> [DATASET CONTENT]:
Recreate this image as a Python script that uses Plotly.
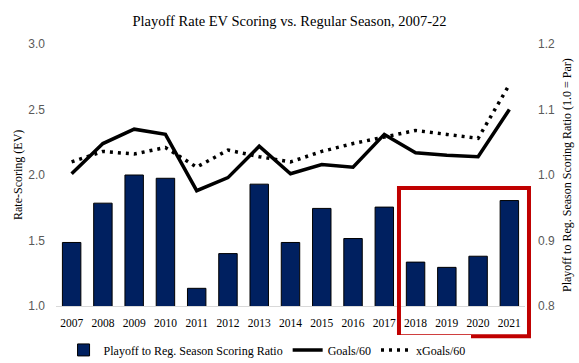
import plotly.graph_objects as go

years = [str(y) for y in range(2007, 2022)]
ratio = [0.897, 0.957, 1.000, 0.995, 0.827, 0.880, 0.986, 0.897, 0.949, 0.903, 0.951, 0.867, 0.859, 0.876, 0.961]
goals60 = [2.01, 2.24, 2.35, 2.31, 1.88, 1.98, 2.22, 2.01, 2.08, 2.06, 2.31, 2.17, 2.15, 2.14, 2.50]
xgoals60 = [2.10, 2.18, 2.16, 2.21, 2.06, 2.19, 2.14, 2.10, 2.18, 2.24, 2.29, 2.34, 2.31, 2.28, 2.69]

serif = "Liberation Serif"
sans = "Liberation Sans"

fig = go.Figure()
fig.add_trace(go.Bar(
    x=years, y=ratio, name="Playoff to Reg. Season Scoring Ratio",
    marker=dict(color="#002060", line=dict(color="black", width=1)),
    width=0.59, yaxis="y"))
fig.add_trace(go.Scatter(
    x=years, y=goals60, name="Goals/60", mode="lines",
    line=dict(color="black", width=3.5), yaxis="y2"))
fig.add_trace(go.Scatter(
    x=years, y=xgoals60, name="xGoals/60", mode="lines",
    line=dict(color="black", width=3.5, dash="3px,5px"), yaxis="y2"))

fig.update_layout(
    width=579, height=363,
    margin=dict(l=56, r=54, t=44, b=57, autoexpand=False),
    paper_bgcolor="white", plot_bgcolor="white",
    title=dict(text="Playoff Rate EV Scoring vs. Regular Season, 2007-22",
               x=0.5, xanchor="center", y=0.943, yanchor="middle",
               font=dict(family=serif, size=14.5, color="black")),
    xaxis=dict(type="category", showgrid=False, showline=True, linecolor="#D9D9D9",
               linewidth=1, ticks="", tickfont=dict(family=serif, size=11.5, color="black"),
               range=[-0.5, 14.5], automargin=False, ticklabelstandoff=6),
    yaxis=dict(side="right", range=[0.8, 1.2], dtick=0.1, tickformat=".1f",
               showgrid=False, zeroline=False, showline=False, ticks="",
               tickfont=dict(family=sans, size=12, color="#595959"), automargin=False,
               ticklabelstandoff=12),
    yaxis2=dict(side="left", overlaying="y", range=[1.0, 3.0], dtick=0.5, tickformat=".1f",
                showgrid=False, zeroline=False, showline=False, ticks="",
                tickfont=dict(family=sans, size=12, color="#595959"), automargin=False,
                ticklabelstandoff=10),
    legend=dict(orientation="h", x=0.45, xanchor="center", yref="container",
                y=0.036, yanchor="middle",
                font=dict(family=serif, size=12, color="black"), traceorder="normal",
                itemwidth=30),
    showlegend=True,
    annotations=[
        dict(text="Rate-Scoring (EV)", textangle=-90, xref="paper", yref="paper",
             x=-0.081, y=0.5, xanchor="center", yanchor="middle", showarrow=False,
             font=dict(family=serif, size=12, color="black")),
        dict(text="Playoff to Reg. Season Scoring Ratio (1.0 = Par)", textangle=-90,
             xref="paper", yref="paper", x=1.0896, y=0.5, xanchor="center",
             yanchor="middle", showarrow=False,
             font=dict(family=serif, size=12, color="black")),
    ],
)

fig.add_shape(type="rect", xref="paper", yref="paper", x0=0.7313, x1=1.0085, y0=-0.115, y1=0.45,
              line=dict(color="#C00000", width=4), fillcolor="rgba(0,0,0,0)", layer="above")

fig.write_html("out.html", config={"displayModeBar": False},
               post_script="document.body.style.margin='0';")
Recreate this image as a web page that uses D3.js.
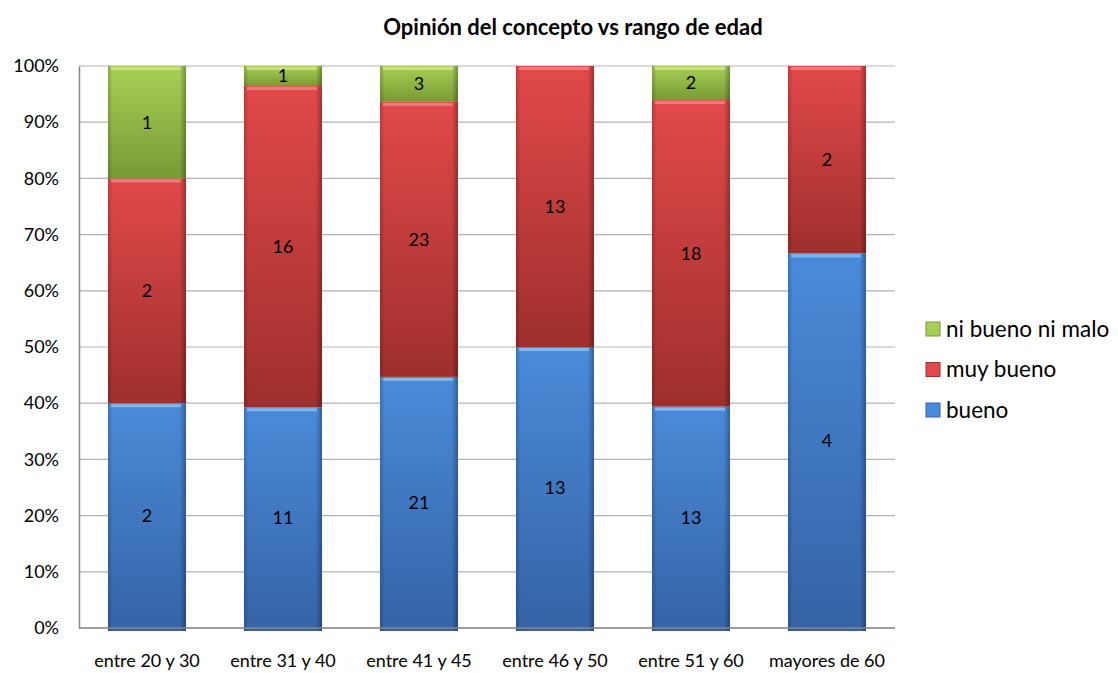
<!DOCTYPE html>
<html>
<head>
<meta charset="utf-8">
<script src="https://cdn.jsdelivr.net/npm/d3@7"></script>
<style>
  body { margin: 0; background: #fff; }
  text { font-family: Lato, "Open Sans", sans-serif; fill: #000; }
</style>
</head>
<body>
<svg width="1118" height="673"></svg>
<script>
const svg = d3.select('svg')

const categories = ['entre 20 y 30', 'entre 31 y 40', 'entre 41 y 45', 'entre 46 y 50', 'entre 51 y 60', 'mayores de 60']
const bueno = [2, 11, 21, 13, 13, 4]
const muyBueno = [2, 16, 23, 13, 18, 2]
const niBuenoNiMalo = [1, 1, 3, 0, 2, 0]
const seriesNames = ['bueno', 'muy bueno', 'ni bueno ni malo']
const yTicks = [0, 0.1, 0.2, 0.3, 0.4, 0.5, 0.6, 0.7, 0.8, 0.9, 1]

const colors = {
    'bueno': { hi: '#4a8bd9', lo: '#3563a6', light: '#8ec2f5' },
    'muy bueno': { hi: '#e2494a', lo: '#9e2f2d', light: '#f08a88' },
    'ni bueno ni malo': { hi: '#a8cf55', lo: '#789a34', light: '#cfe792' }
}

const plotLeft = 79, plotRight = 895, plotTop = 66, plotBottom = 628

const x = d3.scaleBand().domain(categories).range([plotLeft, plotRight]).paddingInner(0.426).paddingOuter(0.213)
const y = d3.scaleLinear().domain([0, 1]).range([plotBottom, plotTop])

const rows = categories.map((c, i) => ({
    cat: c,
    'bueno': bueno[i],
    'muy bueno': muyBueno[i],
    'ni bueno ni malo': niBuenoNiMalo[i]
}))
const stacked = d3.stack().keys(seriesNames).offset(d3.stackOffsetExpand)(rows)

// gradients
const defs = svg.append('defs')
seriesNames.forEach((s, i) => {
    const g = defs.append('linearGradient').attr('id', 'v' + i)
        .attr('x1', 0).attr('y1', 0).attr('x2', 0).attr('y2', 1)
    g.append('stop').attr('offset', '0%').attr('stop-color', colors[s].hi)
    g.append('stop').attr('offset', '100%').attr('stop-color', colors[s].lo)
})
const hg = defs.append('linearGradient').attr('id', 'edge')
    .attr('x1', 0).attr('y1', 0).attr('x2', 1).attr('y2', 0)
hg.append('stop').attr('offset', '0%').attr('stop-color', '#000').attr('stop-opacity', 0.18)
hg.append('stop').attr('offset', '6%').attr('stop-color', '#000').attr('stop-opacity', 0.0)
hg.append('stop').attr('offset', '92%').attr('stop-color', '#000').attr('stop-opacity', 0.0)
hg.append('stop').attr('offset', '100%').attr('stop-color', '#000').attr('stop-opacity', 0.3)

// gridlines
svg.append('g')
    .selectAll('line')
    .data(yTicks)
    .join('line')
    .attr('x1', plotLeft).attr('x2', plotRight)
    .attr('y1', d => y(d)).attr('y2', d => y(d))
    .attr('stroke', '#b3b3b3').attr('stroke-width', 1.2)

// bars
const layers = svg.append('g').selectAll('g')
    .data(stacked)
    .join('g')

layers.each(function (layer, li) {
    const segs = d3.select(this).selectAll('g')
        .data(layer.filter(d => d[1] - d[0] > 0))
        .join('g')
    const yBot = d => d[0] === 0 ? y(d[0]) + 3 : y(d[0])
    segs.append('rect')
        .attr('x', d => x(d.data.cat))
        .attr('y', d => y(d[1]))
        .attr('width', x.bandwidth())
        .attr('height', d => yBot(d) - y(d[1]))
        .attr('fill', `url(#v${li})`)
    segs.append('rect')
        .attr('x', d => x(d.data.cat))
        .attr('y', d => y(d[1]))
        .attr('width', x.bandwidth())
        .attr('height', d => yBot(d) - y(d[1]))
        .attr('fill', 'url(#edge)')
    // top bevel highlight
    segs.append('rect')
        .attr('x', d => x(d.data.cat) + 3)
        .attr('y', d => y(d[1]) + 1)
        .attr('width', x.bandwidth() - 8)
        .attr('height', 3)
        .attr('fill', colors[layer.key].light)
        .attr('opacity', 0.8)
    segs.append('text')
        .attr('x', d => x(d.data.cat) + x.bandwidth() / 2)
        .attr('y', d => (y(d[0]) + y(d[1])) / 2)
        .attr('dy', '0.35em')
        .attr('text-anchor', 'middle')
        .attr('font-size', 18)
        .text(d => d.data[layer.key])
})

// axes
const yAxis = svg.append('g')
    .attr('transform', `translate(${plotLeft},0)`)
    .call(d3.axisLeft(y).tickValues(yTicks).tickFormat(d3.format('.0%')).tickSize(0).tickPadding(20))
yAxis.select('.domain').attr('stroke', '#888').attr('stroke-width', 1.5)
yAxis.selectAll('text').attr('font-size', 18).attr('font-family', 'Lato, sans-serif')

const xAxis = svg.append('g')
    .attr('transform', `translate(0,${plotBottom})`)
    .call(d3.axisBottom(x).tickSize(0).tickPadding(26))
xAxis.select('.domain').attr('stroke', '#888').attr('stroke-width', 1.5)
    .attr('d', `M${plotLeft},0H${plotRight}`)
xAxis.selectAll('text').attr('font-size', 18).attr('font-family', 'Lato, sans-serif')

// title
svg.append('text')
    .attr('x', 573).attr('y', 35)
    .attr('text-anchor', 'middle')
    .attr('font-size', 22).attr('font-weight', 'bold')
    .text('Opinión del concepto vs rango de edad')

// legend
const legendItems = seriesNames.slice().reverse()
const legend = svg.append('g').selectAll('g')
    .data(legendItems)
    .join('g')
    .attr('transform', (d, i) => `translate(926,${329 + i * 40.5})`)
legend.append('rect')
    .attr('x', 0).attr('y', -7).attr('width', 14).attr('height', 14)
    .attr('fill', d => colors[d].hi)
    .attr('stroke', d => colors[d].lo).attr('stroke-width', 1)
legend.append('text')
    .attr('x', 20).attr('dy', '0.35em')
    .attr('font-size', 22.5)
    .text(d => d)
</script>
</body>
</html>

> [THE EXERCISE]: Repeat, word for word and with no pictures, only the lines running from the beginning of the data to the line that contains "import plotly.graph_objects as go".

> [RESULT]:
Recreate this image as a Python script that uses Plotly.
import plotly.graph_objects as go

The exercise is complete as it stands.